One of the most important, and often difficult, decisions that top ranked junior tennis players have to make (in consultation with their parents and coaches) is whether to go to college or whether to “turn pro.”
What follows is real data that will assist these players and their support teams while pondering the future and enable them together to make informed decisions … information addressing financial, personal, educational, and professional development perspectives that should be considered when making the very important decision as to whether the young athlete should choose to attend college or turn professional. The following questions are posed and answered:
- What is the USTA player development pathway?
- What is the monetary value of a college tennis scholarship?

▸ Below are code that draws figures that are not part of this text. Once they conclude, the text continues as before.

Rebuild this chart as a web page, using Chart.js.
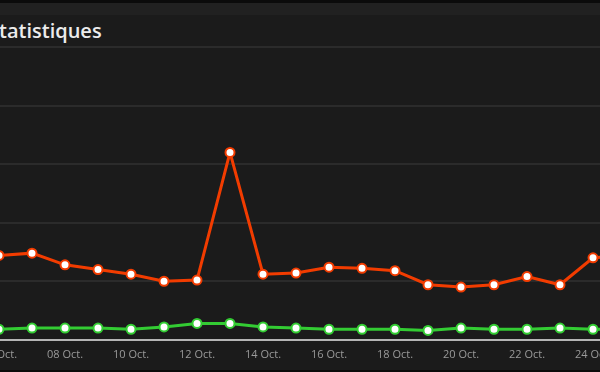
<!DOCTYPE html>
<html>
<head>
<meta charset="utf-8">
<script src="https://cdn.jsdelivr.net/npm/chart.js@4/dist/chart.umd.min.js"></script>
<style>
  html, body { margin: 0; padding: 0; background: #0b0b0b; overflow: hidden; }
  body { width: 600px; height: 372px; position: relative; }
  .panel { position: absolute; left: -40px; top: 3px; width: 700px; height: 367px; background: #1b1b1b; }
  .panel .strip { position: absolute; left: 0; right: 0; top: 0; height: 12px; background: #212121; }
  .title { position: absolute; left: 28px; top: 14px; font: 600 20px "Open Sans", sans-serif; color: #ececec; }
  #chart { position: absolute; left: -40px; top: 0; }
</style>
</head>
<body>
<div class="panel"><div class="strip"></div><div class="title">Statistiques</div></div>
<canvas id="chart" width="700" height="372"></canvas>
<script>
// days shown on the x axis (only even days get a label)
const days = ['06 Oct.', '07 Oct.', '08 Oct.', '09 Oct.', '10 Oct.', '11 Oct.', '12 Oct.',
    '13 Oct.', '14 Oct.', '15 Oct.', '16 Oct.', '17 Oct.', '18 Oct.', '19 Oct.', '20 Oct.',
    '21 Oct.', '22 Oct.', '23 Oct.', '24 Oct.', '25 Oct.'];
// orange series
const pages = [72, 74, 64, 60, 56, 50, 51, 160, 56, 57, 62, 61, 59, 47, 45, 47, 54, 47, 70, 72];
// green series
const visits = [9, 10, 10, 10, 9, 11, 14, 14, 11, 10, 9, 9, 9, 8, 10, 9, 9, 10, 9, 9];
const yTicks = [0, 50, 100, 150, 200, 250];

function series(values, color) {
    return {
        data: values,
        borderColor: color,
        borderWidth: 3,
        pointRadius: 4.5,
        pointBorderWidth: 2,
        pointBackgroundColor: '#ffffff',
        pointBorderColor: color,
        tension: 0
    };
}

new Chart(document.getElementById('chart').getContext('2d'), {
    type: 'line',
    data: {
        labels: days,
        datasets: [series(pages, '#f23c00'), series(visits, '#33cc33')]
    },
    options: {
        responsive: false,
        animation: false,
        layout: { padding: { left: 39, right: 34, top: 47, bottom: 3 } },
        plugins: { legend: { display: false }, tooltip: { enabled: false } },
        scales: {
            x: {
                grid: { display: false, drawTicks: false },
                border: { display: true, color: '#b5b5b5', width: 2 },
                ticks: {
                    color: '#9a9a9a',
                    font: { family: 'Open Sans', size: 11 },
                    padding: 8,
                    maxRotation: 0,
                    autoSkip: false,
                    callback: (v, i) => (i % 2 === 0 ? days[i] : '')
                }
            },
            y: {
                min: yTicks[0],
                max: yTicks[yTicks.length - 1],
                afterBuildTicks: axis => { axis.ticks = yTicks.map(v => ({ value: v })); },
                ticks: { display: false },
                border: { display: false },
                grid: { color: '#2b2b2b', lineWidth: 2, drawTicks: false }
            }
        }
    }
});
</script>
</body>
</html>
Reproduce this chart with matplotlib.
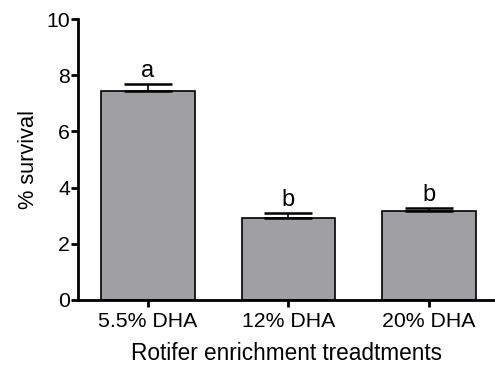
import matplotlib
matplotlib.use("Agg")
import matplotlib.pyplot as plt

plt.rcParams["font.family"] = ["Liberation Sans", "DejaVu Sans"]

# Data
treatments = ["5.5% DHA", "12% DHA", "20% DHA"]
survival = [7.44, 2.90, 3.18]
sem = [0.25, 0.20, 0.09]
letters = ["a", "b", "b"]

fig = plt.figure(figsize=(4.95, 3.67), dpi=100)
ax = fig.add_axes([0.158, 0.183, 0.842, 0.765])

x = list(range(len(treatments)))
ax.bar(x, survival, width=0.665, color="#a09fa4", edgecolor="black", linewidth=1.2, zorder=2)
ax.errorbar(x, survival, yerr=[[0] * len(sem), sem], fmt="none", ecolor="black",
            elinewidth=1.2, capsize=17, capthick=1.8, zorder=3)

for xi, v, e, lab in zip(x, survival, sem, letters):
    ax.text(xi, v + e + 0.08, lab, ha="center", va="bottom", fontsize=17)

ax.set_ylim(0, 10)
ax.set_xlim(-0.495, 2.47)
ax.set_yticks([0, 2, 4, 6, 8, 10])
ax.set_xticks(x)
ax.set_xticklabels(treatments)
ax.tick_params(axis="both", labelsize=15.3, width=2, length=5, direction="out")
ax.tick_params(axis="y", pad=1)
ax.tick_params(axis="x", pad=4)

for s in ["top", "right"]:
    ax.spines[s].set_visible(False)
for s in ["left", "bottom"]:
    ax.spines[s].set_linewidth(2)

ax.set_ylabel("% survival", fontsize=15.7, labelpad=5)
ax.set_xlabel("Rotifer enrichment treadtments", fontsize=16.3, labelpad=8)

fig.savefig("out.png", dpi=100)
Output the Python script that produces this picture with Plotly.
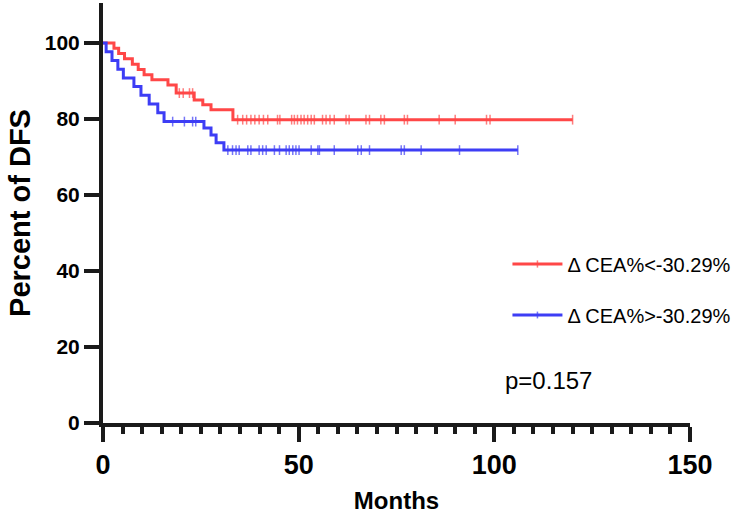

- What are the annual costs for playing professional tour at a highly competitive level?
- What ATP and WTA rankings (earnings) are needed to break even financially playing professional tennis?
- What can you make as a profeessional tennis player at the progressive levels of professional tennis?

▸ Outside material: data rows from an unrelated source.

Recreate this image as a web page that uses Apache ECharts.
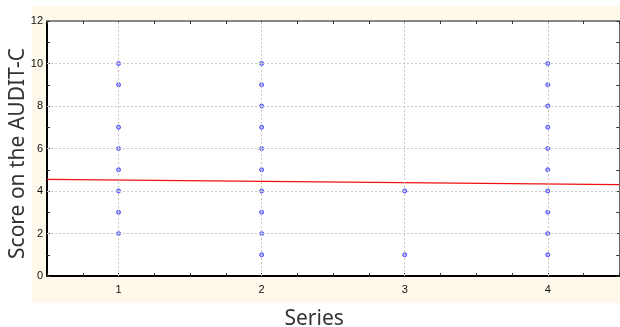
<!DOCTYPE html>
<html><head><meta charset="utf-8">
<script src="https://cdn.jsdelivr.net/npm/echarts@6/dist/echarts.min.js"></script>
<style>html,body{margin:0;padding:0;background:#fff}#c{width:620px;height:327px}</style>
</head><body><div id="c"></div>
<script>
const seriesX = [1, 2, 3, 4];
const scores1 = [10, 9, 7, 6, 5, 4, 3, 2];
const scores2 = [10, 9, 8, 7, 6, 5, 4, 3, 2, 1];
const scores3 = [4, 1];
const scores4 = [10, 9, 8, 7, 6, 5, 4, 3, 2, 1];
const fitLine = [[0.5, 4.55], [4.5, 4.3]];
const yTicks = [0, 2, 4, 6, 8, 10, 12];
const xTicks = [1, 2, 3, 4];

const allScores = [scores1, scores2, scores3, scores4];
const points = [];
allScores.forEach((arr, i) => arr.forEach(v => points.push([seriesX[i], v])));

const chart = echarts.init(document.getElementById('c'), null, {renderer: 'canvas'});
const tickFont = {fontFamily: 'Liberation Sans, Arial, sans-serif', fontSize: 11, color: '#111'};
chart.setOption({
  animation: false,
  backgroundColor: '#fff',
  graphic: [{type: 'rect', z: -10, shape: {x: 32, y: 6, width: 588, height: 297}, style: {fill: '#fff9ec'}}],
  grid: {left: 47, top: 21, right: 0.7, bottom: 51, containLabel: false, outerBoundsMode: 'none',
         show: true, backgroundColor: '#fff', borderWidth: 0},
  xAxis: [{
    type: 'value', min: 0.5, max: 4.5, interval: 0.25,
    name: 'Series', nameLocation: 'middle', nameGap: 33, nameMoveOverlap: false,
    nameTextStyle: {fontFamily: 'Noto Sans, sans-serif', fontSize: 21, color: '#333', padding: [0, 38, 0, 0]},
    axisLine: {show: true, onZero: false, lineStyle: {color: '#000', width: 2}},
    axisTick: {show: true, inside: true, length: 3, lineStyle: {color: '#333'}},
    axisLabel: Object.assign({margin: 8, formatter: v => xTicks.includes(v) ? String(v) : ''}, tickFont),
    splitLine: {show: false}
  }, {
    type: 'value', position: 'top', min: 0.5, max: 4.5, interval: 0.25,
    axisLine: {show: true, onZero: false, lineStyle: {color: '#888', width: 2}},
    axisTick: {show: true, inside: true, length: 3, lineStyle: {color: '#333'}},
    axisLabel: {show: false}, splitLine: {show: false}
  }],
  yAxis: [{
    type: 'value', min: 0, max: 12, interval: 1,
    name: 'Score on the AUDIT-C', nameLocation: 'middle', nameGap: 18, nameMoveOverlap: false,
    nameTextStyle: {fontFamily: 'Noto Sans, sans-serif', fontSize: 21, color: '#333', padding: [0, 10, 0, 0]},
    axisLine: {show: true, onZero: false, lineStyle: {color: '#000', width: 2}},
    axisTick: {show: true, inside: true, length: 3, lineStyle: {color: '#333'}},
    axisLabel: Object.assign({margin: 4, formatter: v => yTicks.includes(v) ? String(v) : ''}, tickFont),
    splitLine: {show: false}
  }, {
    type: 'value', position: 'right', min: 0, max: 12, interval: 1,
    axisLine: {show: true, onZero: false, lineStyle: {color: '#666', width: 2}},
    axisTick: {show: true, inside: true, length: 3, lineStyle: {color: '#333'}},
    axisLabel: {show: false}, splitLine: {show: false}
  }],
  series: [{
    type: 'line', data: [], xAxisIndex: 0, yAxisIndex: 0, silent: true,
    markLine: {
      silent: true, symbol: 'none', label: {show: false},
      lineStyle: {color: '#c8c8c8', type: [2, 2], width: 1},
      data: xTicks.map(v => ({xAxis: v})).concat(yTicks.filter(v => v > 0 && v < 12).map(v => ({yAxis: v})))
    }
  }, {
    type: 'line', data: fitLine, showSymbol: false, symbol: 'none',
    lineStyle: {color: '#ee1111', width: 1.3}, z: 3
  }, {
    type: 'scatter', data: points, symbol: 'circle', symbolSize: 4,
    itemStyle: {color: '#9a9aff', borderColor: '#2a2aff', borderWidth: 1}, z: 4
  }]
});
</script></body></html>
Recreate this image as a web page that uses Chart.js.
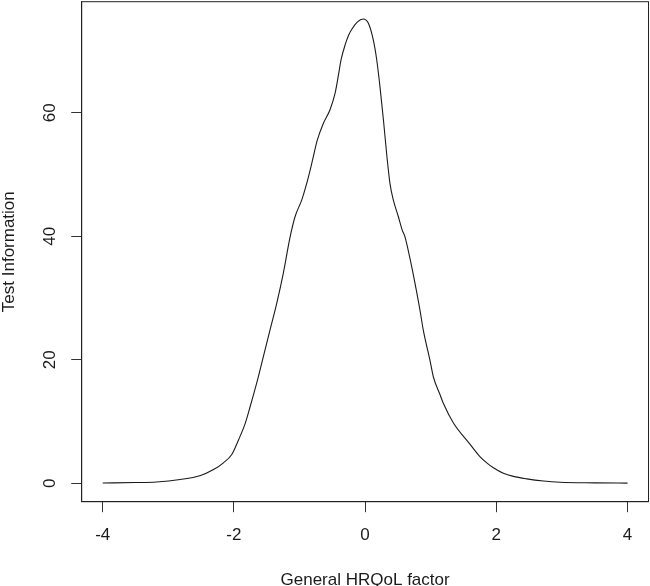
<!DOCTYPE html>
<html>
<head>
<meta charset="utf-8">
<script src="https://cdn.jsdelivr.net/npm/chart.js@4/dist/chart.umd.min.js"></script>
<style>
  html, body { margin: 0; padding: 0; background: #fff; }
  #wrap { width: 650px; height: 586px; }
</style>
</head>
<body>
<div id="wrap"><canvas id="c" width="650" height="586"></canvas></div>
<script>
// theta values (General HRQoL factor)
const theta = [
  -4.0, -3.5, -3.18, -2.82, -2.52, -2.31, -2.16, -2.03, -1.93, -1.83,
  -1.755, -1.653, -1.551, -1.45, -1.348, -1.247, -1.143, -1.067, -0.965, -0.889,
  -0.813, -0.728, -0.636, -0.535, -0.457, -0.41, -0.366, -0.305, -0.25, -0.205,
  -0.12, -0.03, 0.05, 0.125, 0.177, 0.227, 0.28, 0.33, 0.38, 0.43,
  0.506, 0.566, 0.608, 0.684, 0.76, 0.837, 0.887, 0.989, 1.041, 1.14,
  1.194, 1.344, 1.6, 1.75, 1.854, 1.956, 2.108, 2.26, 2.464, 2.72,
  2.972, 3.5, 4.0
];
// test information at each theta
const information = [
  0.02, 0.1, 0.2, 0.6, 1.2, 2.2, 3.3, 4.7, 7.0, 9.6,
  12.3, 16.2, 20.5, 24.8, 29.1, 34.0, 39.9, 43.2, 45.9, 48.6,
  51.8, 55.6, 58.3, 60.5, 63.2, 65.9, 68.6, 71.0, 72.6, 73.5,
  74.7, 75.2, 74.5, 71.8, 68.6, 64.2, 58.8, 53.2, 48.5, 45.9,
  43.2, 41.0, 39.9, 36.4, 32.4, 28.0, 24.8, 19.9, 17.2, 14.4,
  12.9, 9.8, 6.3, 4.3, 3.3, 2.5, 1.6, 1.1, 0.7, 0.35,
  0.15, 0.05, 0.01
];
const xTicks = [-4, -2, 0, 2, 4];
const yTicks = [0, 20, 40, 60];

const ink = '#1a1a1a';
const font = { family: '"Liberation Sans", Arial, sans-serif', size: 17 };

// R style box around the plot region
const boxPlugin = {
  id: 'box',
  afterDraw(chart) {
    const { ctx, chartArea: a } = chart;
    ctx.save();
    ctx.strokeStyle = '#222';
    ctx.lineWidth = 1;
    ctx.strokeRect(a.left, a.top, a.right - a.left, a.bottom - a.top);
    ctx.restore();
  }
};

const points = theta.map((t, i) => ({ x: t, y: information[i] }));

new Chart(document.getElementById('c'), {
  type: 'line',
  data: {
    datasets: [{
      data: points,
      borderColor: ink,
      borderWidth: 1.1,
      pointRadius: 0,
      fill: false,
      cubicInterpolationMode: 'monotone'
    }]
  },
  options: {
    responsive: false,
    animation: false,
    layout: { padding: { top: 1.7, right: 1.5, left: 0, bottom: 0 } },
    plugins: { legend: { display: false }, tooltip: { enabled: false } },
    scales: {
      x: {
        type: 'linear',
        min: -4.32,
        max: 4.32,
        afterBuildTicks: s => { s.ticks = xTicks.map(v => ({ value: v })); },
        afterFit: s => { s.height = 84.3; s.paddingLeft = 0; s.paddingRight = 0; },
        grid: { drawOnChartArea: false, tickLength: 10.5, color: '#333' },
        border: { display: true, color: '#222', width: 1 },
        ticks: { color: ink, font: font, padding: 13.4, maxRotation: 0 },
        title: {
          display: true,
          text: 'General HRQoL factor',
          color: ink,
          font: font,
          padding: { top: 0, bottom: -4.6 }
        }
      },
      y: {
        type: 'linear',
        min: -3,
        max: 78,
        afterBuildTicks: s => { s.ticks = yTicks.map(v => ({ value: v })); },
        afterFit: s => { s.width = 81.7; s.paddingTop = 0; s.paddingBottom = 0; },
        grid: { drawOnChartArea: false, tickLength: 10.5, color: '#333' },
        border: { display: true, color: '#222', width: 1 },
        ticks: {
          color: ink,
          font: font,
          padding: 11.4,
          minRotation: 90,
          maxRotation: 90,
          crossAlign: 'center'
        },
        title: {
          display: true,
          text: 'Test Information',
          color: ink,
          font: font,
          padding: { top: -1.1, bottom: 0 }
        }
      }
    }
  },
  plugins: [boxPlugin]
});
</script>
</body>
</html>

- Can you share any sample case studies of professional careers, including career earnings?
- What are the average ages of tour professionals at various rankings?
- What do career progressions of playing records in the development pathway look like for a successful pro, including the average number of years it takes to become top 100 and the “life expectancy on the pro tour”?

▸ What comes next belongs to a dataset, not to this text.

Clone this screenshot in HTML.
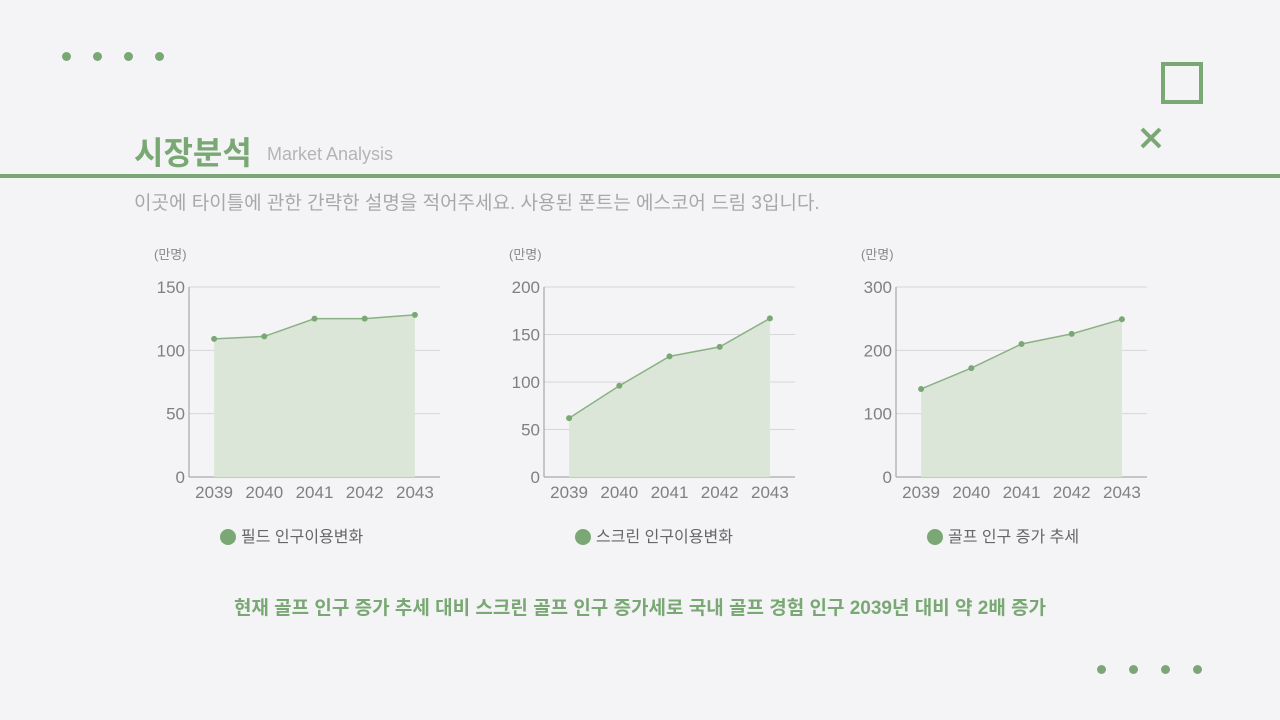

Patrick McEnroe, General Manager of USTA Player Development, has said that “Ninety-nine percent of junior players should aspire to play collegiate varsity tennis. Only the truly exceptional should be planning to proceed directly from the ranks of junior tennis to the world of professional tennis.”
The USTA’s player development pathway now proceeds from junior tennis, to collegiate tennis, and beyond.
The USTA is supporting college players who demonstrate the talent, desire, and work ethic to be successful pros – through a series of programs that include summer teams, pro tour transition camps, training at the Boca Raton, Carson, and New York facilities, sponsorship of the ITA National Indoor Championships at the Billie Jean King National Tennis Center, sport science/strength & conditioning resources, and much more!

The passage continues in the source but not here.